A secret report by the security services into the case of Bingham, who confessed in August 1971 to having passed eight documents on naval tactics and armaments to the Russians, reached the conclusion that he had been forced into espionage by a £5,000 debt run up by the mother of his four children. Documents released yesterday at the National Archives show that officials privately admitted Bingham had severely damaged British naval capabilities by handing over a secret volume on battle manoeuvres described by one senior commander as "almost beyond price" to Moscow.
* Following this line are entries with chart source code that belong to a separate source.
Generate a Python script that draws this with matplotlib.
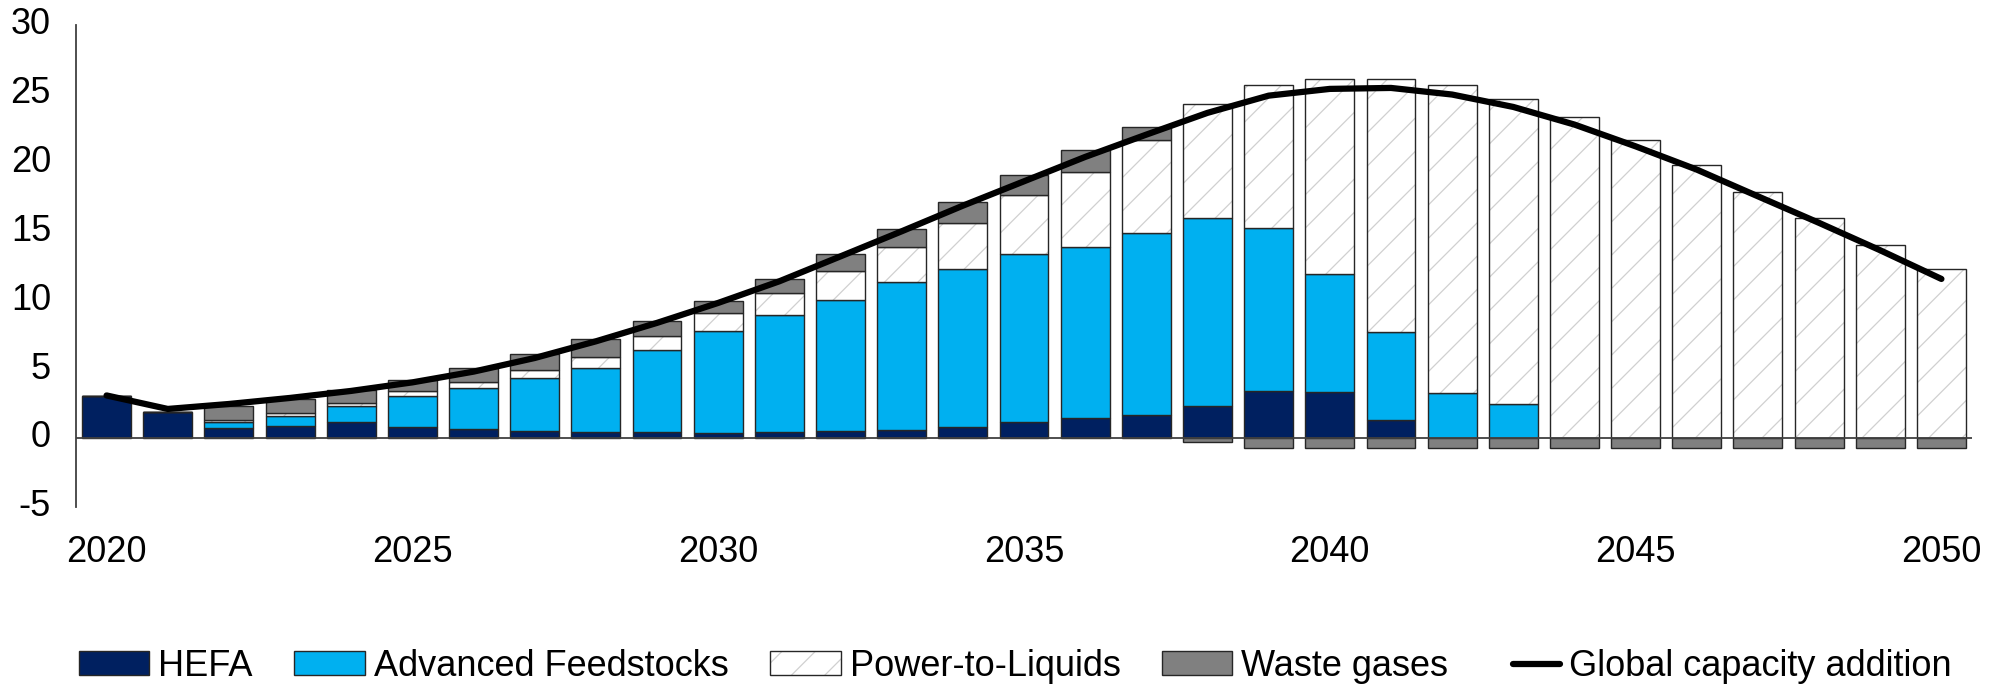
import numpy as np
import matplotlib
matplotlib.use("Agg")
import matplotlib.pyplot as plt
import matplotlib.transforms as mtransforms
from matplotlib.legend_handler import HandlerLine2D

plt.rcParams['font.family'] = ['Liberation Sans', 'DejaVu Sans']
plt.rcParams['axes.unicode_minus'] = False
plt.rcParams['hatch.linewidth'] = 0.9

# data
years = list(range(2020, 2051))
hefa = [3.09, 1.87, 0.74, 0.91, 1.15, 0.78, 0.67, 0.49, 0.45, 0.42,
        0.38, 0.42, 0.49, 0.62, 0.78, 1.15, 1.47, 1.71, 2.36, 3.45,
        3.36, 1.34, 0.0, 0.0, 0.0, 0.0, 0.0, 0.0, 0.0, 0.0, 0.0]
adv_feed = [0.0, 0.0, 0.44, 0.72, 1.16, 2.26, 2.98, 3.88, 4.65, 6.01,
            7.38, 8.50, 9.57, 10.69, 11.51, 12.23, 12.42, 13.19, 13.63, 11.82,
            8.59, 6.37, 3.28, 2.48, 0.0, 0.0, 0.0, 0.0, 0.0, 0.0, 0.0]
ptl = [0.0, 0.0, 0.11, 0.20, 0.25, 0.36, 0.43, 0.55, 0.80, 0.96,
       1.33, 1.62, 2.05, 2.58, 3.34, 4.30, 5.44, 6.73, 8.28, 10.35,
       14.16, 18.40, 22.34, 22.17, 23.33, 21.68, 19.84, 17.88, 15.96, 14.05, 12.29]
waste_gas = [0.0, 0.0, 1.02, 1.04, 0.96, 0.85, 1.02, 1.19, 1.30, 1.09,
             0.84, 1.02, 1.29, 1.32, 1.52, 1.43, 1.62, 0.97, -0.31, -0.71,
             -0.71, -0.71, -0.71, -0.71, -0.71, -0.71, -0.71, -0.71, -0.71, -0.71, -0.71]
capacity = [3.10, 2.12, 2.48, 2.92, 3.43, 4.05, 4.83, 5.82, 7.03, 8.37,
            9.82, 11.39, 13.20, 15.02, 16.88, 18.65, 20.42, 22.04, 23.62, 24.87,
            25.36, 25.43, 24.95, 24.05, 22.77, 21.19, 19.50, 17.56, 15.63, 13.64, 11.56]
labels = ['HEFA', 'Advanced Feedstocks', 'Power-to-Liquids', 'Waste gases',
          'Global capacity addition']

col_hefa = '#002060'
col_af = '#00B0F0'
col_wg = '#808080'
col_edge = '#262626'


class ShortLine(HandlerLine2D):
    # shorter legend line, pushed against its label
    def create_artists(self, legend, orig_handle, xdescent, ydescent,
                       width, height, fontsize, trans):
        new_w = width * 0.68
        return super().create_artists(legend, orig_handle, xdescent - (width - new_w),
                                      ydescent, new_w, height, fontsize, trans)


x = np.array(years)
hefa_a = np.array(hefa)
af_a = np.array(adv_feed)
ptl_a = np.array(ptl)
wg_a = np.array(waste_gas)

fig = plt.figure(figsize=(20.07, 6.84), dpi=100)
ax = fig.add_axes([76 / 2007, 1 - 507 / 684, (1972 - 76) / 2007, (507 - 25) / 684])

w = 0.8
b1 = ax.bar(x, hefa_a, w, color=col_hefa, edgecolor=col_edge, linewidth=1.0, zorder=2)
b2 = ax.bar(x, af_a, w, bottom=hefa_a, color=col_af, edgecolor=col_edge, linewidth=1.0, zorder=2)
base3 = hefa_a + af_a
b3h = ax.bar(x, ptl_a, w, bottom=base3, color='white', edgecolor='#d0d0d0',
             hatch='/', linewidth=0, zorder=2)
b3e = ax.bar(x, ptl_a, w, bottom=base3, fill=False, edgecolor=col_edge, linewidth=1.0, zorder=2)
base4 = np.where(wg_a >= 0, base3 + ptl_a, 0)
b4 = ax.bar(x, wg_a, w, bottom=base4, color=col_wg, edgecolor=col_edge, linewidth=1.0, zorder=2)

ln, = ax.plot(x, capacity, color='black', linewidth=4.5, solid_capstyle='round',
              solid_joinstyle='round', zorder=4)

ax.axhline(0, color='#404040', linewidth=1.3, zorder=3)

ax.set_xlim(2019.5, 2050.5)
ax.set_ylim(-5, 30)
ax.set_yticks(range(-5, 31, 5))
ax.set_xticks(range(2020, 2051, 5))
for s in ['top', 'right', 'bottom']:
    ax.spines[s].set_visible(False)
ax.spines['left'].set_color('#404040')
ax.spines['left'].set_linewidth(1.3)
ax.tick_params(axis='y', length=0, pad=18, labelsize=26)
ax.tick_params(axis='x', length=0, pad=20, labelsize=26)

# y labels sit slightly above their ticks in the original
offset = mtransforms.ScaledTranslation(0, 3 / 72, fig.dpi_scale_trans)
for lab in ax.get_yticklabels():
    lab.set_transform(lab.get_transform() + offset)

handles = [b1[0], b2[0], (b3h[0], b3e[0]), b4[0], ln]
fig.legend(handles, labels, loc='center', bbox_to_anchor=(0.506, 0.026), ncol=5,
           frameon=False, fontsize=26, handlelength=1.95, handleheight=0.62,
           handletextpad=0.25, columnspacing=1.15, borderpad=0,
           handler_map={ln: ShortLine()})

fig.savefig('out.png', dpi=100)
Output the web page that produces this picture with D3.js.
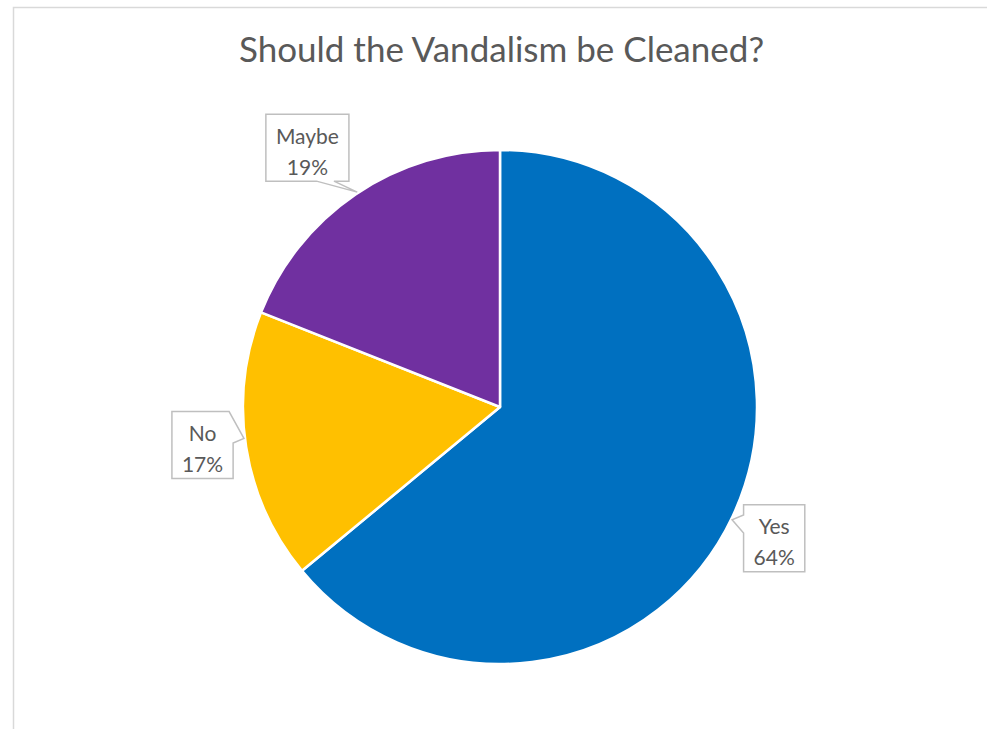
<!DOCTYPE html>
<html>
<head>
<meta charset="utf-8">
<script src="https://cdn.jsdelivr.net/npm/d3@7"></script>
<style>
  html, body { margin: 0; padding: 0; background: #fff; }
  svg { display: block; }
</style>
</head>
<body>
<svg id="chart" width="987" height="729"></svg>
<script>
// Survey answers and their shares (percent)
const categories = ["Yes", "No", "Maybe"];
const values = [64, 17, 19];
const colors = ["#0070C0", "#FFC000", "#7030A0"];
const title = "Should the Vandalism be Cleaned?";

const W = 987, H = 729;
const svg = d3.select("#chart");
const font = "Lato, 'Open Sans', sans-serif";
const textColor = "#595959";

// chart frame
svg.append("rect")
  .attr("x", 13.5).attr("y", 7.5)
  .attr("width", W + 20).attr("height", H + 20)
  .attr("fill", "none").attr("stroke", "#D9D9D9").attr("stroke-width", 1.5);

// title
svg.append("text")
  .attr("x", 501.5).attr("y", 62)
  .attr("text-anchor", "middle")
  .attr("font-family", font).attr("font-size", 35)
  .attr("fill", textColor)
  .text(title);

const cx = 500, cy = 407, r = 257;
const total = d3.sum(values);
const data = categories.map((c, i) => ({ name: c, value: values[i], color: colors[i] }));

const pie = d3.pie().sort(null).value(d => d.value);
const arcs = pie(data);
const arc = d3.arc().innerRadius(0).outerRadius(r);

const g = svg.append("g").attr("transform", `translate(${cx},${cy})`);
g.selectAll("path.slice")
  .data(arcs)
  .join("path")
  .attr("class", "slice")
  .attr("d", arc)
  .attr("fill", d => d.data.color)
  .attr("stroke", "#fff")
  .attr("stroke-width", 2.5)
  .attr("stroke-linejoin", "round");

// callout placement: distance factor, angle nudge (deg) for the box,
// tip angle nudge, side carrying the pointer and its base span along that side
const calloutLayout = {
  Yes:   { k: 1.183, da: 0.4,  dt: 0.7, side: "L", span: [0.15, 0.42] },
  No:    { k: 1.167, da: 1.7,  dt: 2.0, side: "R", span: [0.0, 0.47] },
  Maybe: { k: 1.257, da: -2.4, dt: 0.6, side: "B", span: [0.61, 0.82] }
};
const rad = Math.PI / 180;
const fontSize = 21, padX = 10, boxH = 67;

function polar(angle, dist) {
  return [Math.sin(angle) * dist, -Math.cos(angle) * dist];
}

function calloutPath(x0, y0, x1, y1, tx, ty, side, span) {
  const w = x1 - x0, h = y1 - y0;
  let p;
  if (side === "B") {
    const a = x0 + span[0] * w, b = x0 + span[1] * w;
    p = [[x0, y0], [x1, y0], [x1, y1], [b, y1], [tx, ty], [a, y1], [x0, y1]];
  } else if (side === "T") {
    const a = x0 + span[0] * w, b = x0 + span[1] * w;
    p = [[x0, y0], [a, y0], [tx, ty], [b, y0], [x1, y0], [x1, y1], [x0, y1]];
  } else if (side === "R") {
    const a = y0 + span[0] * h, b = y0 + span[1] * h;
    p = a === y0
      ? [[x0, y0], [x1 - 4, y0], [tx, ty], [x1, b], [x1, y1], [x0, y1]]
      : [[x0, y0], [x1, y0], [x1, a], [tx, ty], [x1, b], [x1, y1], [x0, y1]];
  } else {
    const a = y0 + span[0] * h, b = y0 + span[1] * h;
    p = [[x0, y0], [x1, y0], [x1, y1], [x0, y1], [x0, b], [tx, ty], [x0, a]];
  }
  return "M" + p.map(q => q.join(",")).join("L") + "Z";
}

arcs.forEach(a => {
  const L = calloutLayout[a.data.name];
  const mid = (a.startAngle + a.endAngle) / 2;
  const [lx, ly] = polar(mid + L.da * rad, r * L.k);
  const [tx, ty] = polar(mid + L.dt * rad, r + 1);
  const lg = g.append("g");
  const pct = Math.round(a.data.value / total * 100) + "%";
  const t1 = lg.append("text").attr("x", lx).attr("y", ly - 4)
    .attr("text-anchor", "middle").attr("font-family", font).attr("font-size", fontSize)
    .attr("fill", textColor).text(a.data.name);
  const t2 = lg.append("text").attr("x", lx).attr("y", ly + 27)
    .attr("text-anchor", "middle").attr("font-family", font).attr("font-size", fontSize)
    .attr("fill", textColor).text(pct);
  const w = Math.max(t1.node().getComputedTextLength(), t2.node().getComputedTextLength()) + 2 * padX;
  const x0 = lx - w / 2, x1 = lx + w / 2;
  const y0 = ly - boxH / 2, y1 = ly + boxH / 2;
  lg.insert("path", "text")
    .attr("d", calloutPath(x0, y0, x1, y1, tx, ty, L.side, L.span))
    .attr("fill", "#fff").attr("stroke", "#BFBFBF").attr("stroke-width", 1.5);
});
</script>
</body>
</html>
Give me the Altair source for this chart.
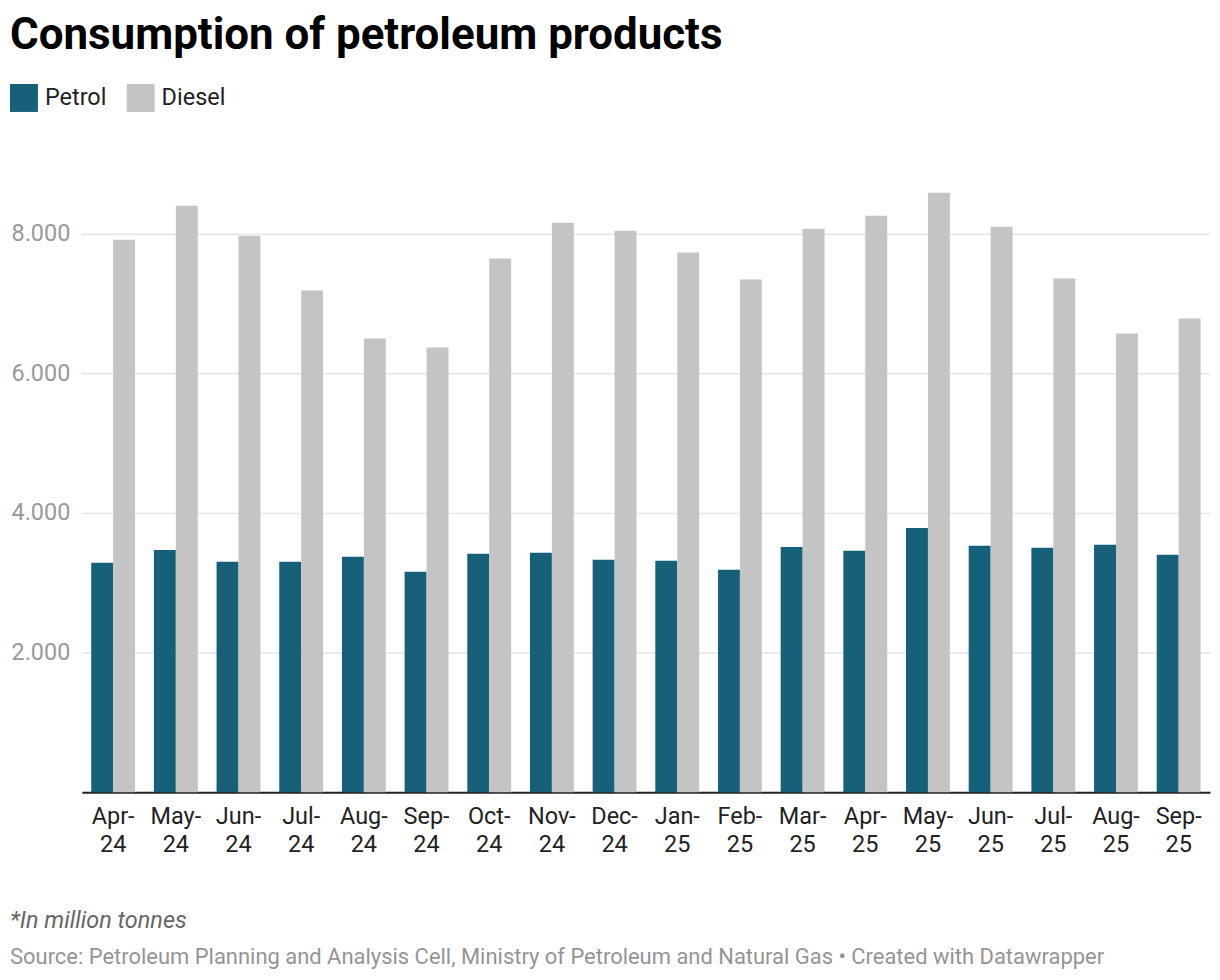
import altair as alt
import pandas as pd

months = ["Apr-24", "May-24", "Jun-24", "Jul-24", "Aug-24", "Sep-24", "Oct-24", "Nov-24", "Dec-24",
          "Jan-25", "Feb-25", "Mar-25", "Apr-25", "May-25", "Jun-25", "Jul-25", "Aug-25", "Sep-25"]
petrol = [3286, 3471, 3300, 3300, 3371, 3157, 3414, 3429, 3329,
          3314, 3186, 3514, 3457, 3786, 3529, 3500, 3543, 3400]
diesel = [7914, 8400, 7971, 7186, 6500, 6371, 7643, 8157, 8043,
          7729, 7343, 8071, 8257, 8586, 8100, 7357, 6571, 6786]
series = ["Petrol", "Diesel"]
colors = ["#16607a", "#c4c4c4"]
y_ticks = [2000, 4000, 6000, 8000]

title_text = "Consumption of petroleum products"
note_text = "*In million tonnes"
source_text = "Source: Petroleum Planning and Analysis Cell, Ministry of Petroleum and Natural Gas \u2022 Created with Datawrapper"

rows = []
for m, p, d in zip(months, petrol, diesel):
    rows.append({"month": m, "series": "Petrol", "value": p})
    rows.append({"month": m, "series": "Diesel", "value": d})
df = pd.DataFrame(rows)

W, H = 1131, 630
FONT = "Roboto"

bars = alt.Chart(df).mark_bar().encode(
    x=alt.X("month:N", sort=months, title=None,
            scale=alt.Scale(paddingInner=0.3, paddingOuter=0.15),
            axis=alt.Axis(labelAngle=0, labelFontSize=23.5, labelColor="#222222", labelFont=FONT,
                          labelExpr="[split(datum.label, '-')[0] + '-', split(datum.label, '-')[1]]",
                          labelLineHeight=28, labelPadding=12, ticks=False,
                          domainColor="#222222", domainWidth=2, grid=False)),
    xOffset=alt.XOffset("series:N", sort=series, scale=alt.Scale(paddingInner=0, paddingOuter=0)),
    y=alt.Y("value:Q", title=None, scale=alt.Scale(domain=[0, 9000], nice=False),
            axis=alt.Axis(values=y_ticks, labelExpr="replace(format(datum.value, ','), ',', '.')",
                          labelFontSize=23.5, labelColor="#999999", labelFont=FONT, labelPadding=12,
                          ticks=False, domain=False, gridColor="#e5e5e5", gridWidth=1.5)),
    color=alt.Color("series:N", sort=series,
                    scale=alt.Scale(domain=series, range=colors),
                    legend=alt.Legend(title=None, orient="none", legendX=-72, legendY=-80,
                                      direction="horizontal", symbolType="square", symbolSize=784,
                                      symbolStrokeWidth=0, labelFontSize=23.5, labelFont=FONT,
                                      labelColor="#222222", columnPadding=20, labelOffset=7)),
)

note = alt.Chart(pd.DataFrame({"t": [note_text]})).mark_text(
    align="left", baseline="alphabetic", fontSize=23.5, fontStyle="italic", font=FONT, color="#666666"
).encode(text="t:N", x=alt.value(-72), y=alt.value(766))

source = alt.Chart(pd.DataFrame({"t": [source_text]})).mark_text(
    align="left", baseline="alphabetic", fontSize=22, font=FONT, color="#949494"
).encode(text="t:N", x=alt.value(-72), y=alt.value(802))

chart = alt.layer(bars, note, source).properties(
    width=W, height=H,
    padding={"left": 2, "top": 5, "right": 2, "bottom": 2},
    title=alt.TitleParams(title_text, anchor="start", frame="bounds", font=FONT, fontSize=44,
                          fontWeight="bold", color="#000000", offset=26),
).configure_view(stroke=None)

chart.save("out.html", embed_options={"renderer": "svg", "actions": False})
The activities of Bingham, a sonar specialist on submarines and frigates who had access to documentation about Britain's nuclear weapons, were only discovered when he approached his commander in Portsmouth and confessed. MI5 investigators found that the serviceman had been handing over documentation for more than 18 months after facing mounting domestic problems caused by the spending habits of his wife, Maureen, who had run up a huge debt by playing cards and spending in expensive shops.
In one report, an officer wrote: "In October 1969 he returned home on compassionate leave following a telegram from his wife saying that she was in debt and was placing the children in care ... On rejoining his ship after leave, he assured his Captain that he had sorted the situation out. But two months later he started spying."
His wife, prompted by her debts, had initially approached the Russians.